## Start TASK INPUTS

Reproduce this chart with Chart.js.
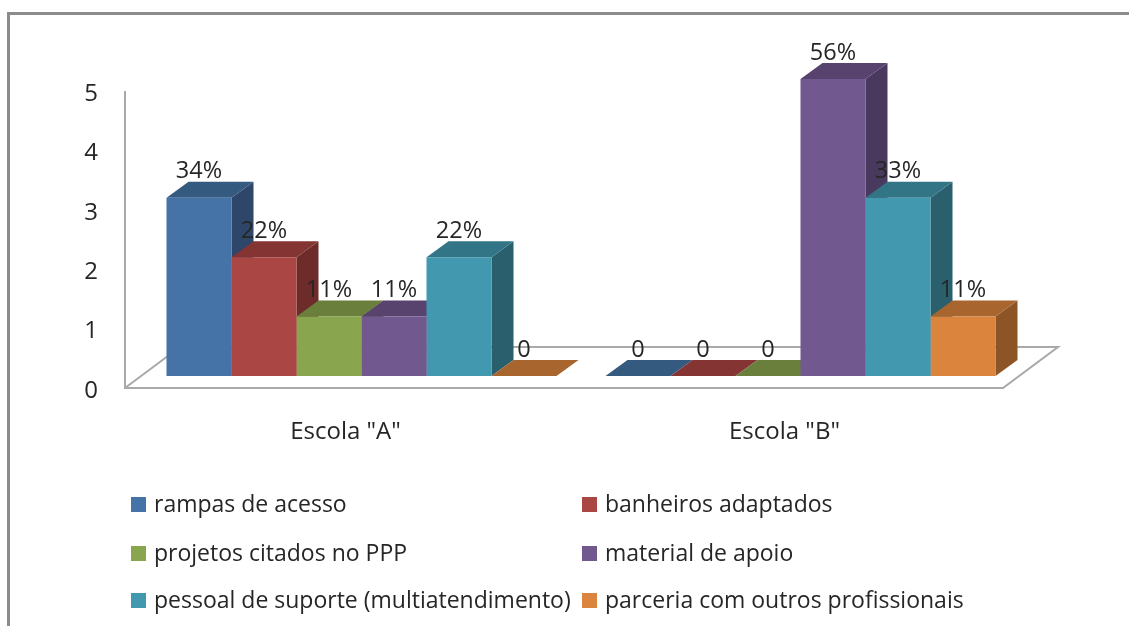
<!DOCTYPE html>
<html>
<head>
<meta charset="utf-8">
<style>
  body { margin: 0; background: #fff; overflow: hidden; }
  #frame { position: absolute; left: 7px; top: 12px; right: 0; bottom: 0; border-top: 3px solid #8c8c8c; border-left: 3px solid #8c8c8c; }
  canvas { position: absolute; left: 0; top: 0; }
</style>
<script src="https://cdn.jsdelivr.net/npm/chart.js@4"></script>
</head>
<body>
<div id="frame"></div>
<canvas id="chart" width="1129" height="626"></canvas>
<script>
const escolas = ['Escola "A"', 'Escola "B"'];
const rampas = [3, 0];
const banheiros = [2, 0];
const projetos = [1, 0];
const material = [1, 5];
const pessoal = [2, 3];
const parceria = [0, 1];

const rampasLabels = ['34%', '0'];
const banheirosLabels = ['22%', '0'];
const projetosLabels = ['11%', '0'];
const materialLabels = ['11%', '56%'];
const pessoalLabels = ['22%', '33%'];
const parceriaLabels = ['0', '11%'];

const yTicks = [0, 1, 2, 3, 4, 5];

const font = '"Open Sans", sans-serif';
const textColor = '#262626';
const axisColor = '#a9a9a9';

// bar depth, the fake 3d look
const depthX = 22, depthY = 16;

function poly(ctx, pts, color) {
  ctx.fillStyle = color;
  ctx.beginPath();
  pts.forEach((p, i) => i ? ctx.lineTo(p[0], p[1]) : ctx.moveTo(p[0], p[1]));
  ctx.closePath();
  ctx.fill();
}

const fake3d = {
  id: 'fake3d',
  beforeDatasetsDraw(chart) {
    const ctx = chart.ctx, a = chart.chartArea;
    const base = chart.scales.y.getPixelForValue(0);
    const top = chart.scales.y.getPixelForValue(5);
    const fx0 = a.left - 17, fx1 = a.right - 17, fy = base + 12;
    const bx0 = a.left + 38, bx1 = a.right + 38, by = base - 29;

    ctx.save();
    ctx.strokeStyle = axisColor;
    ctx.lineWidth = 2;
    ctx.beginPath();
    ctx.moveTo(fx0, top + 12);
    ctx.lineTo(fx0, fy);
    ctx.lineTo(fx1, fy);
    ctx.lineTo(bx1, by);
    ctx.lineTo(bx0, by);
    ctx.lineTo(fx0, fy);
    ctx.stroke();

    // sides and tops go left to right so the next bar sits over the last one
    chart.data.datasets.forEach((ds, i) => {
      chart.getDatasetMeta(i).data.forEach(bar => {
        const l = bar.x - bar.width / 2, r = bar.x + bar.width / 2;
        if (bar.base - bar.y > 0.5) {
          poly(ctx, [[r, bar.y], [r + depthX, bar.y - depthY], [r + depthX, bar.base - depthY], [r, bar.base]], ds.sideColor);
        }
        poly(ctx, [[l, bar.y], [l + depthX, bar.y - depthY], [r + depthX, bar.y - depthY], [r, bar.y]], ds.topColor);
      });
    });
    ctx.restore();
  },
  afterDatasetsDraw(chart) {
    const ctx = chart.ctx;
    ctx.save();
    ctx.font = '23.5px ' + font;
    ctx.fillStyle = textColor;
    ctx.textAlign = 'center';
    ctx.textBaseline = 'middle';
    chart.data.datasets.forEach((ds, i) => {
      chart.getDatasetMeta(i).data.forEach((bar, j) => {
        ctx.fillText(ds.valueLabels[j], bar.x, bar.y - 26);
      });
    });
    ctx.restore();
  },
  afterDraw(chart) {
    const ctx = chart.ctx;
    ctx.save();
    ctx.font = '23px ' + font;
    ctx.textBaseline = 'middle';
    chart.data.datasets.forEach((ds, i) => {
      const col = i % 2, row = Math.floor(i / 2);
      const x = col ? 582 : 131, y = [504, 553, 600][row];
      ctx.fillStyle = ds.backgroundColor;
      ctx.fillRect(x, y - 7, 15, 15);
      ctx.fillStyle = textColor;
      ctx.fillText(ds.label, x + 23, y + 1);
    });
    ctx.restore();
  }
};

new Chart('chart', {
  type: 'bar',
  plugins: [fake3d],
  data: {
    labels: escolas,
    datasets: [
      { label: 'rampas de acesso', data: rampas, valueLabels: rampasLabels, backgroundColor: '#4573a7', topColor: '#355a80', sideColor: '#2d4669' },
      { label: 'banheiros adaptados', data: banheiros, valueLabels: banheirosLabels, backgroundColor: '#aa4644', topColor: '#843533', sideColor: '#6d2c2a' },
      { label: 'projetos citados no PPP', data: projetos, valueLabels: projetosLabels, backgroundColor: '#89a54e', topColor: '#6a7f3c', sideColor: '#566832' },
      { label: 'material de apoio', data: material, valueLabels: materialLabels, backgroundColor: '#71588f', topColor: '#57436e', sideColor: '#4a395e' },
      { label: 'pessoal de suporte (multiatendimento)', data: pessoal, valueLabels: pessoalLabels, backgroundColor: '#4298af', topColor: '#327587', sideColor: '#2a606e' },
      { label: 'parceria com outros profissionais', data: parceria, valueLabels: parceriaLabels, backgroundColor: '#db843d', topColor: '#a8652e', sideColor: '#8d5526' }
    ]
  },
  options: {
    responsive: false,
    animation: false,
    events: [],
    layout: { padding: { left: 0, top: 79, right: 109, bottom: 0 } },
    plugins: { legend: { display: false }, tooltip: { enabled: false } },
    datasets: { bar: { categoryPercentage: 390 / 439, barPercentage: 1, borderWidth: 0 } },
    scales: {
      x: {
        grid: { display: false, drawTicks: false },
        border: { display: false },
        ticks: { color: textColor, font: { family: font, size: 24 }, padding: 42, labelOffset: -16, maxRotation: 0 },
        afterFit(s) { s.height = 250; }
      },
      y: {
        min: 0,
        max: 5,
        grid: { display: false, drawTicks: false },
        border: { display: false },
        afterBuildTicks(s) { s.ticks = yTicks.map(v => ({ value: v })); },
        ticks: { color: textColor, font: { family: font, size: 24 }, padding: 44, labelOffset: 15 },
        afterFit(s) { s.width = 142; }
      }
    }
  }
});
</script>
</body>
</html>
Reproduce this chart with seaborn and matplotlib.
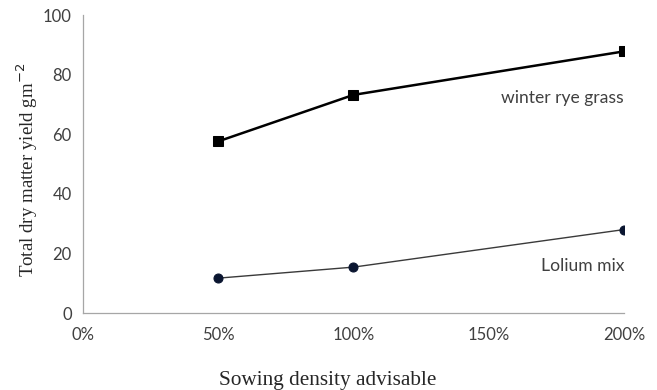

## End TASK INPUTS

Pictures stay out of the copy; please restate every record above exactly.

§ RESULT FOR THIS TASK
Reproduce this chart with Chart.js.
<!DOCTYPE html>
<html>
<head>
<meta charset="utf-8">
<style>
  body { margin: 0; background: #fff; overflow: hidden; }
  #frame { position: absolute; left: 7px; top: 12px; right: 0; bottom: 0; border-top: 3px solid #8c8c8c; border-left: 3px solid #8c8c8c; }
  canvas { position: absolute; left: 0; top: 0; }
</style>
<script src="https://cdn.jsdelivr.net/npm/chart.js@4"></script>
</head>
<body>
<div id="frame"></div>
<canvas id="chart" width="1129" height="626"></canvas>
<script>
const escolas = ['Escola "A"', 'Escola "B"'];
const rampas = [3, 0];
const banheiros = [2, 0];
const projetos = [1, 0];
const material = [1, 5];
const pessoal = [2, 3];
const parceria = [0, 1];

const rampasLabels = ['34%', '0'];
const banheirosLabels = ['22%', '0'];
const projetosLabels = ['11%', '0'];
const materialLabels = ['11%', '56%'];
const pessoalLabels = ['22%', '33%'];
const parceriaLabels = ['0', '11%'];

const yTicks = [0, 1, 2, 3, 4, 5];

const font = '"Open Sans", sans-serif';
const textColor = '#262626';
const axisColor = '#a9a9a9';

// bar depth, the fake 3d look
const depthX = 22, depthY = 16;

function poly(ctx, pts, color) {
  ctx.fillStyle = color;
  ctx.beginPath();
  pts.forEach((p, i) => i ? ctx.lineTo(p[0], p[1]) : ctx.moveTo(p[0], p[1]));
  ctx.closePath();
  ctx.fill();
}

const fake3d = {
  id: 'fake3d',
  beforeDatasetsDraw(chart) {
    const ctx = chart.ctx, a = chart.chartArea;
    const base = chart.scales.y.getPixelForValue(0);
    const top = chart.scales.y.getPixelForValue(5);
    const fx0 = a.left - 17, fx1 = a.right - 17, fy = base + 12;
    const bx0 = a.left + 38, bx1 = a.right + 38, by = base - 29;

    ctx.save();
    ctx.strokeStyle = axisColor;
    ctx.lineWidth = 2;
    ctx.beginPath();
    ctx.moveTo(fx0, top + 12);
    ctx.lineTo(fx0, fy);
    ctx.lineTo(fx1, fy);
    ctx.lineTo(bx1, by);
    ctx.lineTo(bx0, by);
    ctx.lineTo(fx0, fy);
    ctx.stroke();

    // sides and tops go left to right so the next bar sits over the last one
    chart.data.datasets.forEach((ds, i) => {
      chart.getDatasetMeta(i).data.forEach(bar => {
        const l = bar.x - bar.width / 2, r = bar.x + bar.width / 2;
        if (bar.base - bar.y > 0.5) {
          poly(ctx, [[r, bar.y], [r + depthX, bar.y - depthY], [r + depthX, bar.base - depthY], [r, bar.base]], ds.sideColor);
        }
        poly(ctx, [[l, bar.y], [l + depthX, bar.y - depthY], [r + depthX, bar.y - depthY], [r, bar.y]], ds.topColor);
      });
    });
    ctx.restore();
  },
  afterDatasetsDraw(chart) {
    const ctx = chart.ctx;
    ctx.save();
    ctx.font = '23.5px ' + font;
    ctx.fillStyle = textColor;
    ctx.textAlign = 'center';
    ctx.textBaseline = 'middle';
    chart.data.datasets.forEach((ds, i) => {
      chart.getDatasetMeta(i).data.forEach((bar, j) => {
        ctx.fillText(ds.valueLabels[j], bar.x, bar.y - 26);
      });
    });
    ctx.restore();
  },
  afterDraw(chart) {
    const ctx = chart.ctx;
    ctx.save();
    ctx.font = '23px ' + font;
    ctx.textBaseline = 'middle';
    chart.data.datasets.forEach((ds, i) => {
      const col = i % 2, row = Math.floor(i / 2);
      const x = col ? 582 : 131, y = [504, 553, 600][row];
      ctx.fillStyle = ds.backgroundColor;
      ctx.fillRect(x, y - 7, 15, 15);
      ctx.fillStyle = textColor;
      ctx.fillText(ds.label, x + 23, y + 1);
    });
    ctx.restore();
  }
};

new Chart('chart', {
  type: 'bar',
  plugins: [fake3d],
  data: {
    labels: escolas,
    datasets: [
      { label: 'rampas de acesso', data: rampas, valueLabels: rampasLabels, backgroundColor: '#4573a7', topColor: '#355a80', sideColor: '#2d4669' },
      { label: 'banheiros adaptados', data: banheiros, valueLabels: banheirosLabels, backgroundColor: '#aa4644', topColor: '#843533', sideColor: '#6d2c2a' },
      { label: 'projetos citados no PPP', data: projetos, valueLabels: projetosLabels, backgroundColor: '#89a54e', topColor: '#6a7f3c', sideColor: '#566832' },
      { label: 'material de apoio', data: material, valueLabels: materialLabels, backgroundColor: '#71588f', topColor: '#57436e', sideColor: '#4a395e' },
      { label: 'pessoal de suporte (multiatendimento)', data: pessoal, valueLabels: pessoalLabels, backgroundColor: '#4298af', topColor: '#327587', sideColor: '#2a606e' },
      { label: 'parceria com outros profissionais', data: parceria, valueLabels: parceriaLabels, backgroundColor: '#db843d', topColor: '#a8652e', sideColor: '#8d5526' }
    ]
  },
  options: {
    responsive: false,
    animation: false,
    events: [],
    layout: { padding: { left: 0, top: 79, right: 109, bottom: 0 } },
    plugins: { legend: { display: false }, tooltip: { enabled: false } },
    datasets: { bar: { categoryPercentage: 390 / 439, barPercentage: 1, borderWidth: 0 } },
    scales: {
      x: {
        grid: { display: false, drawTicks: false },
        border: { display: false },
        ticks: { color: textColor, font: { family: font, size: 24 }, padding: 42, labelOffset: -16, maxRotation: 0 },
        afterFit(s) { s.height = 250; }
      },
      y: {
        min: 0,
        max: 5,
        grid: { display: false, drawTicks: false },
        border: { display: false },
        afterBuildTicks(s) { s.ticks = yTicks.map(v => ({ value: v })); },
        ticks: { color: textColor, font: { family: font, size: 24 }, padding: 44, labelOffset: 15 },
        afterFit(s) { s.width = 142; }
      }
    }
  }
});
</script>
</body>
</html>
Reproduce this chart with seaborn and matplotlib.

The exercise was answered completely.